EXERCISE: For this exercise, output only the lines between the "Write the Apache ECharts code for this chart." line and the "const il4Ticks = [100, 200, 300, 400, 500];" line, both of them included, and skip all pictures.

RECORDS FOR THE TASK:

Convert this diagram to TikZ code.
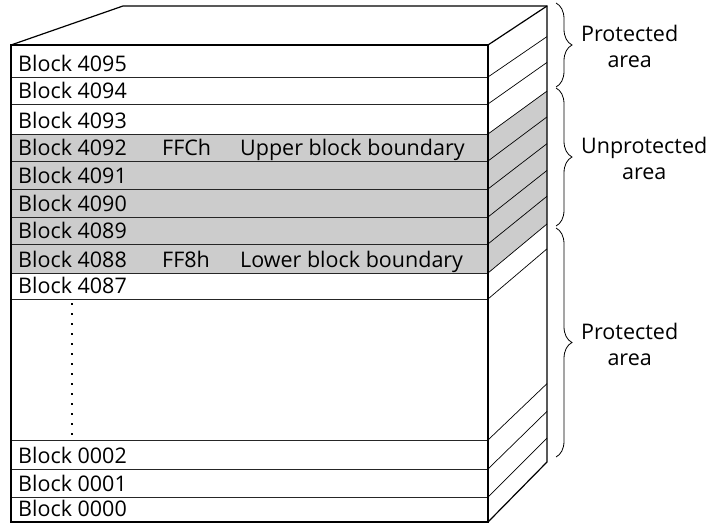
\documentclass[tikz,border=0pt]{standalone}
\usepackage{fontspec}
\setmainfont{Open Sans}
\usetikzlibrary{decorations.pathreplacing}
\begin{document}
\begin{tikzpicture}[x=1pt,y=-1pt,
  lbl/.style={anchor=base west, inner sep=0pt, font=\fontsize{21.5}{26}\selectfont},
  side/.style={align=center, anchor=west, inner sep=0pt, font=\fontsize{21.5}{26}\selectfont},
  shade/.style={fill=black!20},
  frame/.style={line width=1.2pt, line join=miter},
  rule/.style={line width=0.9pt, black!85},
  diag/.style={line width=0.7pt},
  brc/.style={line width=0.8pt, decorate, decoration={brace, amplitude=16pt, aspect=0.5}}]
\useasboundingbox (0,0) rectangle (711,525);
% shaded rows (front and side)
\fill[shade] (11,134) rectangle (488,273);
\fill[shade] (488,134) -- (547,91.1) -- (547,224) -- (488,273) -- cycle;
% horizontal rules of the front face
\foreach \y in {77,104,134,161,189,217,244,273,299,440,469,497}
  \draw[rule] (11,\y) -- (488,\y);
% diagonals of the side face
\foreach \y in {77,104,134,161,189,217,244,273,299,440,469,497}{
  \pgfmathsetmacro{\by}{6+(\y-45)*0.956}
  \draw[diag] (488,\y) -- (547,\by);
}
% outline
\draw[frame] (11,45) rectangle (488,522);
\draw[frame] (11,45) -- (123,6) -- (547,6) -- (547,462) -- (488,522);
\draw[frame] (488,45) -- (547,6);
% dots
\foreach \i in {0,...,13}
  \fill (71,303+10*\i) rectangle ++(2.4,2.4);
% labels
\node[lbl] (b4095) at (18,71) {Block 4095};
\node[lbl] (b4094) at (18,98) {Block 4094};
\node[lbl] (b4093) at (18,128) {Block 4093};
\node[lbl] (b4092) at (18,155) {Block 4092};
\node[lbl] (b4091) at (18,183) {Block 4091};
\node[lbl] (b4090) at (18,211) {Block 4090};
\node[lbl] (b4089) at (18,238) {Block 4089};
\node[lbl] (b4088) at (18,267) {Block 4088};
\node[lbl] (b4087) at (18,293) {Block 4087};
\node[lbl] (b0002) at (18,463) {Block 0002};
\node[lbl] (b0001) at (18,491) {Block 0001};
\node[lbl] (b0000) at (18,516) {Block 0000};
\node[lbl] (ffc) at (162,155) {FFCh};
\node[lbl] (ub) at (240,155) {Upper block boundary};
\node[lbl] (ff8) at (162,267) {FF8h};
\node[lbl] (lb) at (240,267) {Lower block boundary};
% braces
\coordinate (p1t) at (556,3);
\coordinate (p1b) at (556,87);
\coordinate (u1t) at (556,88);
\coordinate (u1b) at (556,226);
\coordinate (p2t) at (556,228);
\coordinate (p2b) at (556,457);
\draw[brc] (p1t) -- (p1b);
\draw[brc] (u1t) -- (u1b);
\draw[brc] (p2t) -- (p2b);
\node[side] (pa1) at (581,46) {Protected\\area};
\node[side] (ua) at (581,158) {Unprotected\\area};
\node[side] (pa2) at (581,344) {Protected\\area};
\end{tikzpicture}
\end{document}
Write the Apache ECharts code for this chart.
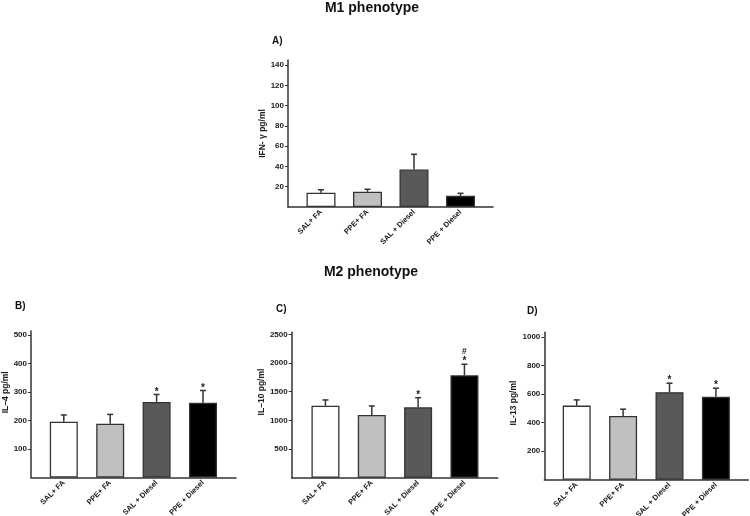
<!DOCTYPE html>
<html>
<head>
<meta charset="utf-8">
<script src="https://cdn.jsdelivr.net/npm/echarts@6/dist/echarts.min.js"></script>
<style>html,body{margin:0;padding:0;background:#fff;}#chart{width:750px;height:516px;}</style>
</head>
<body>
<div id="chart"></div>
<script>
// ---- data ----
const categories = ['SAL+ FA', 'PPE+ FA', 'SAL + Diesel', 'PPE + Diesel'];

const ifnMean  = [14, 15, 37, 11];
const ifnUpper = [17, 17.5, 52, 13.5];
const ifnSig   = [[], [], [], []];
const ifnTicks = [20, 40, 60, 80, 100, 120, 140];

const il4Mean  = [196, 189, 266, 263];
const il4Upper = [220, 222, 292, 306];
const il4Sig   = [[], [], ['*'], ['*']];
const il4Ticks = [100, 200, 300, 400, 500];

const il10Mean  = [1256, 1094, 1228, 1787];
const il10Upper = [1356, 1251, 1396, 1979];
const il10Sig   = [[], [], ['*'], ['*', '#']];
const il10Ticks = [500, 1000, 1500, 2000, 2500];

const il13Mean  = [520, 448, 614, 583];
const il13Upper = [560, 495, 677, 642];
const il13Sig   = [[], [], ['*'], ['*']];
const il13Ticks = [200, 400, 600, 800, 1000];

// ---- styling / layout ----
const FONT = 'Liberation Sans, Arial, Helvetica, sans-serif';
const barColors = ['#ffffff', '#c0c0c0', '#595959', '#000000'];
const AXC = '#333333';

const panels = [
  {name: 'IFN- \u03b3 pg/ml', mean: ifnMean, upper: ifnUpper, sig: ifnSig, ticks: ifnTicks, max: 145,
   fx: 288, fw: 205, bx: 297.75, bw: 186, top: 60, bottom: 207, barW: 29, nameGap: 19, nameShift: 0},
  {name: 'IL\u20134 pg/ml', mean: il4Mean, upper: il4Upper, sig: il4Sig, ticks: il4Ticks, max: 515,
   fx: 31, fw: 205, bx: 40.6, bw: 185.6, top: 331, bottom: 477.6, barW: 28, nameGap: 21, nameShift: 24},
  {name: 'IL\u201310 pg/ml', mean: il10Mean, upper: il10Upper, sig: il10Sig, ticks: il10Ticks, max: 2536,
   fx: 291.7, fw: 206, bx: 302.3, bw: 185.3, top: 332.3, bottom: 477.7, barW: 28, nameGap: 25, nameShift: 26},
  {name: 'IL-13 pg/ml', mean: il13Mean, upper: il13Upper, sig: il13Sig, ticks: il13Ticks, max: 1034,
   fx: 544.3, fw: 204, bx: 553.5, bw: 185.6, top: 332.3, bottom: 479.8, barW: 28, nameGap: 18, nameShift: 6}
];

const grid = [], xAxis = [], yAxis = [], series = [];

panels.forEach((p, k) => {
  const g0 = grid.length;
  grid.push({left: p.fx, top: p.top, width: p.fw, height: p.bottom - p.top, outerBoundsMode: 'none', containLabel: false});
  const g1 = grid.length;
  grid.push({left: p.bx, top: p.top, width: p.bw, height: p.bottom - p.top, outerBoundsMode: 'none', containLabel: false});

  // frame axes
  xAxis.push({gridIndex: g0, type: 'value', min: 0, max: 1,
    axisLine: {show: true, onZero: false, lineStyle: {color: AXC, width: 1.5}},
    axisTick: {show: false}, axisLabel: {show: false}, splitLine: {show: false}});
  yAxis.push({gridIndex: g0, type: 'value', min: 0, max: p.max,
    axisLine: {show: true, lineStyle: {color: AXC, width: 1.5}},
    axisTick: {show: true, length: 3, customValues: p.ticks, lineStyle: {color: AXC, width: 1}},
    axisLabel: {customValues: p.ticks, formatter: v => String(v), fontSize: 8, fontWeight: 'bold',
      fontFamily: FONT, color: '#1a1a1a', margin: 4},
    splitLine: {show: false},
    name: p.name, nameLocation: 'middle', nameGap: p.nameGap,
    nameTextStyle: {fontSize: 8.5, fontWeight: 'bold', fontFamily: FONT, color: '#1a1a1a',
      padding: [0, 0, 0, p.nameShift]}
  });
  // bar axes
  xAxis.push({gridIndex: g1, type: 'category', data: categories,
    axisLine: {show: false}, axisTick: {show: false},
    axisLabel: {rotate: 45, interval: 0, fontSize: 7.5, fontWeight: 'bold', fontFamily: FONT, color: '#1a1a1a', margin: 4}});
  yAxis.push({gridIndex: g1, type: 'value', min: 0, max: p.max, show: false});

  const xi = xAxis.length - 1, yi = yAxis.length - 1;
  series.push({
    type: 'bar', xAxisIndex: xi, yAxisIndex: yi, barWidth: p.barW, z: 2,
    data: p.mean.map((v, i) => ({value: v, itemStyle: {color: barColors[i], borderColor: AXC, borderWidth: 1.3}}))
  });
  const sig = p.sig;
  series.push({
    type: 'custom', xAxisIndex: xi, yAxisIndex: yi, z: 3,
    encode: {x: 0, y: [1, 2]},
    data: p.mean.map((v, i) => [i, v, p.upper[i]]),
    renderItem: function (params, api) {
      const i = api.value(0);
      const p0 = api.coord([i, api.value(1)]);
      const p1 = api.coord([i, api.value(2)]);
      const st = {stroke: AXC, lineWidth: 1.5};
      const children = [
        {type: 'line', shape: {x1: p0[0], y1: p0[1], x2: p1[0], y2: p1[1]}, style: st},
        {type: 'line', shape: {x1: p1[0] - 3, y1: p1[1], x2: p1[0] + 3, y2: p1[1]}, style: st}
      ];
      (sig[params.dataIndex] || []).forEach((s, j) => {
        const isStar = s === '*';
        children.push({type: 'text', style: {text: s, x: p1[0], y: p1[1] - (isStar ? 2.5 : 12.5),
          align: 'center', verticalAlign: 'middle', fontSize: isStar ? 10 : 8.5, fontWeight: 'bold',
          fontFamily: FONT, fill: '#1a1a1a'}});
      });
      return {type: 'group', children: children};
    }
  });
});

const titleStyle = {fontSize: 14, fontWeight: 'bold', fontFamily: FONT, color: '#111'};
const labStyle = {fontSize: 10, fontWeight: 'bold', fontFamily: FONT, color: '#111'};
const option = {
  animation: false,
  backgroundColor: '#ffffff',
  title: [
    {text: 'M1 phenotype', left: 372, top: 1, textAlign: 'center', padding: 0, textStyle: titleStyle},
    {text: 'M2 phenotype', left: 371, top: 265, textAlign: 'center', padding: 0, textStyle: titleStyle},
    {text: 'A)', left: 272, top: 36, padding: 0, textStyle: labStyle},
    {text: 'B)', left: 15, top: 301, padding: 0, textStyle: labStyle},
    {text: 'C)', left: 276, top: 304, padding: 0, textStyle: labStyle},
    {text: 'D)', left: 527, top: 306, padding: 0, textStyle: labStyle}
  ],
  grid: grid, xAxis: xAxis, yAxis: yAxis, series: series
};
const chart = echarts.init(document.getElementById('chart'), null, {renderer: 'canvas'});
chart.setOption(option);
</script>
</body>
</html>
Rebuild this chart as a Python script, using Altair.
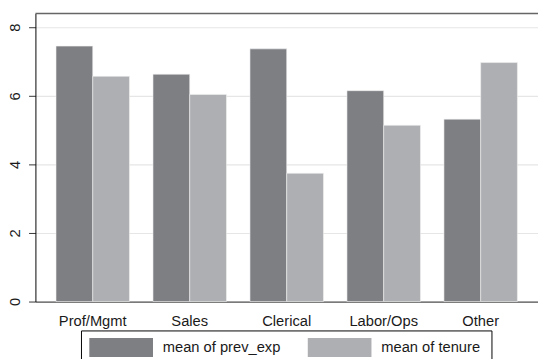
import altair as alt
import pandas as pd

categories = ["Prof/Mgmt", "Sales", "Clerical", "Labor/Ops", "Other"]
prev_exp = [7.45, 6.63, 7.37, 6.15, 5.32]
tenure = [6.57, 6.04, 3.74, 5.14, 6.97]
series_names = ["mean of prev_exp", "mean of tenure"]
series_colors = ["#7e7f83", "#aeafb2"]
y_ticks = [0, 2, 4, 6, 8]

rows = []
for c, a, b in zip(categories, prev_exp, tenure):
    rows.append({"cat": c, "series": series_names[0], "value": a})
    rows.append({"cat": c, "series": series_names[1], "value": b})
df = pd.DataFrame(rows)

FONT = "Liberation Sans"
W, H = 513, 294

bars = alt.Chart(df).mark_bar(stroke="#f2f2f2", strokeWidth=0.6).encode(
    x=alt.X(
        "cat:N",
        sort=categories,
        scale=alt.Scale(paddingInner=0.2424, paddingOuter=0.2121),
        axis=alt.Axis(
            title=None, labelAngle=0, ticks=False, labelPadding=12,
            labelFontSize=15, labelFont=FONT, labelColor="#1a1a1a",
            domainColor="#555555", domainWidth=1.2, grid=False,
        ),
    ),
    xOffset=alt.XOffset("series:N", sort=series_names,
                        scale=alt.Scale(paddingInner=0, paddingOuter=0)),
    y=alt.Y(
        "value:Q",
        scale=alt.Scale(domain=[0, 8.4], nice=False),
        axis=alt.Axis(
            title=None, values=y_ticks, labelAngle=270, tickSize=7,
            labelPadding=6, labelFontSize=15, labelFont=FONT,
            labelColor="#1a1a1a", domainColor="#000000", tickColor="#333333",
            grid=True, gridColor="#e6e6e6", gridWidth=1.2,
        ),
    ),
    color=alt.Color(
        "series:N",
        sort=series_names,
        scale=alt.Scale(domain=series_names, range=series_colors),
        legend=alt.Legend(
            title=None, orient="none", legendX=55, legendY=308,
            direction="horizontal", columns=2,
            symbolType="M-1,-0.3H1V0.3H-1Z", symbolSize=4225,
            symbolStrokeWidth=0, labelOffset=10, columnPadding=27,
            labelFontSize=15, labelFont=FONT, labelColor="#1a1a1a",
            padding=0,
        ),
    ),
)

top = alt.Chart(pd.DataFrame({"k": [0]})).mark_rule(color="#666666", strokeWidth=1.5).encode(
    y=alt.value(0), x=alt.value(0), x2=alt.value(W)
)

legend_box = alt.Chart(pd.DataFrame({"k": [0]})).mark_rect(
    fill=None, stroke="#000000", strokeWidth=1
).encode(
    x=alt.value(47), x2=alt.value(466), y=alt.value(324), y2=alt.value(372)
)

chart = alt.layer(bars, top, legend_box).properties(
    width=W, height=H,
    autosize=alt.AutoSizeParams(type="none"),
    padding={"left": 28, "top": 2, "right": 0, "bottom": 55},
).configure_view(stroke=None)

chart.save("out.html", embed_options={"renderer": "svg", "actions": False})
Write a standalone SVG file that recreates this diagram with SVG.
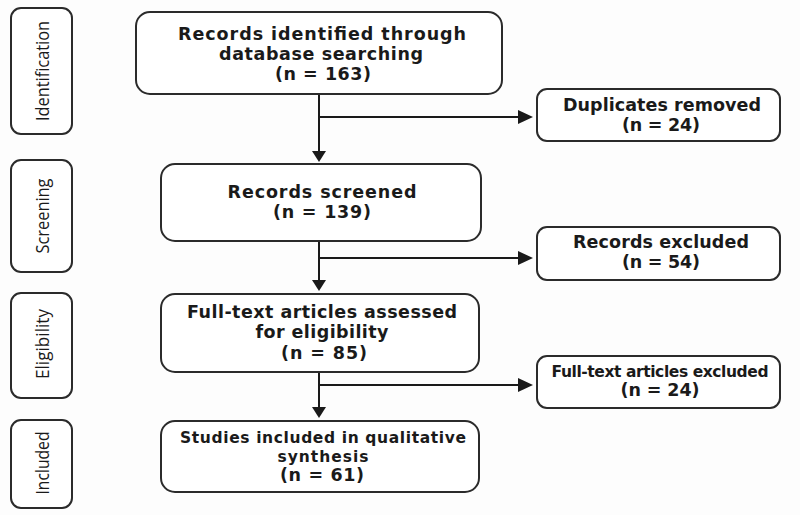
<svg xmlns="http://www.w3.org/2000/svg" width="800" height="515" viewBox="0 0 800 515">
<style>
.box{fill:#fff;stroke:#2b2b2b;stroke-width:2}
.t{font-family:"DejaVu Sans","Open Sans",sans-serif;font-weight:bold;font-size:17.5px;fill:#1a1a1a;text-anchor:middle}
.s{font-size:15.5px}
.side{font-family:"Open Sans","DejaVu Sans",sans-serif;font-size:18px;fill:#1a1a1a;text-anchor:middle;dominant-baseline:central}
.ln{stroke:#1a1a1a;stroke-width:2;fill:none}
.ah{fill:#1a1a1a}
</style>
<rect width="800" height="515" fill="#fdfdfd"/>
<g id="stage-identification">
<rect class="box" x="11" y="8" width="61" height="126" rx="10"/>
<text class="side" transform="translate(42 71) rotate(-90)" textLength="100" lengthAdjust="spacingAndGlyphs">Identification</text>
</g>
<g id="stage-screening">
<rect class="box" x="11" y="160" width="61" height="112" rx="10"/>
<text class="side" transform="translate(42 216) rotate(-90)" textLength="75" lengthAdjust="spacingAndGlyphs">Screening</text>
</g>
<g id="stage-eligibility">
<rect class="box" x="11" y="293" width="61" height="105" rx="10"/>
<text class="side" transform="translate(42 344) rotate(-90)" textLength="70" lengthAdjust="spacingAndGlyphs">Eligibility</text>
</g>
<g id="stage-included">
<rect class="box" x="11" y="420" width="61" height="88" rx="10"/>
<text class="side" transform="translate(42 463) rotate(-90)" textLength="63" lengthAdjust="spacingAndGlyphs">Included</text>
</g>
<g id="connectors">
<line class="ln" x1="319" y1="94" x2="319" y2="152"/>
<polygon class="ah" points="312,151 326,151 319,162"/>
<line class="ln" x1="319" y1="117" x2="520" y2="117"/>
<polygon class="ah" points="518,110 518,124 533,117"/>
<line class="ln" x1="319" y1="241" x2="319" y2="281"/>
<polygon class="ah" points="312,280 326,280 319,291"/>
<line class="ln" x1="319" y1="258" x2="520" y2="258"/>
<polygon class="ah" points="518,251 518,265 533,258"/>
<line class="ln" x1="319" y1="372" x2="319" y2="408"/>
<polygon class="ah" points="312,407 326,407 319,418"/>
<line class="ln" x1="319" y1="385" x2="520" y2="385"/>
<polygon class="ah" points="518,378 518,392 533,385"/>
</g>
<g id="records-identified">
<rect class="box" x="136" y="12" width="366" height="82" rx="14"/>
<text class="t" x="322" y="40" textLength="288">Records identified through</text>
<text class="t" x="321" y="60" textLength="204">database searching</text>
<text class="t" x="323" y="80" textLength="96">(n = 163)</text>
</g>
<g id="duplicates-removed">
<rect class="box" x="537" y="89" width="243" height="52" rx="10"/>
<text class="t" x="662" y="111" textLength="198">Duplicates removed</text>
<text class="t" x="661" y="131" textLength="78">(n = 24)</text>
</g>
<g id="records-screened">
<rect class="box" x="161" y="164" width="320" height="77" rx="14"/>
<text class="t" x="322" y="198" textLength="189">Records screened</text>
<text class="t" x="322" y="218" textLength="98">(n = 139)</text>
</g>
<g id="records-excluded">
<rect class="box" x="537" y="227" width="243" height="53" rx="10"/>
<text class="t" x="661" y="248" textLength="176">Records excluded</text>
<text class="t" x="661" y="268" textLength="78">(n = 54)</text>
</g>
<g id="fulltext-assessed">
<rect class="box" x="161" y="294" width="318" height="78" rx="14"/>
<text class="t" x="322" y="318" textLength="270">Full-text articles assessed</text>
<text class="t" x="322" y="338" textLength="133">for eligibility</text>
<text class="t" x="324" y="359" textLength="86">(n = 85)</text>
</g>
<g id="fulltext-excluded">
<rect class="box" x="537" y="356" width="243" height="52" rx="10"/>
<text class="t s" x="660" y="377" textLength="217">Full-text articles excluded</text>
<text class="t" x="660" y="396" textLength="79">(n = 24)</text>
</g>
<g id="studies-included">
<rect class="box" x="161" y="421" width="318" height="71" rx="14"/>
<text class="t s" x="323" y="443" textLength="286">Studies included in qualitative</text>
<text class="t s" x="323" y="462" textLength="91">synthesis</text>
<text class="t" x="322" y="481" textLength="84">(n = 61)</text>
</g>
</svg>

SOLUTION FOR THIS EXERCISE:
Write the Apache ECharts code for this chart.
<!DOCTYPE html>
<html>
<head>
<meta charset="utf-8">
<script src="https://cdn.jsdelivr.net/npm/echarts@6/dist/echarts.min.js"></script>
<style>html,body{margin:0;padding:0;background:#fff;}#chart{width:750px;height:516px;}</style>
</head>
<body>
<div id="chart"></div>
<script>
// ---- data ----
const categories = ['SAL+ FA', 'PPE+ FA', 'SAL + Diesel', 'PPE + Diesel'];

const ifnMean  = [14, 15, 37, 11];
const ifnUpper = [17, 17.5, 52, 13.5];
const ifnSig   = [[], [], [], []];
const ifnTicks = [20, 40, 60, 80, 100, 120, 140];

const il4Mean  = [196, 189, 266, 263];
const il4Upper = [220, 222, 292, 306];
const il4Sig   = [[], [], ['*'], ['*']];
const il4Ticks = [100, 200, 300, 400, 500];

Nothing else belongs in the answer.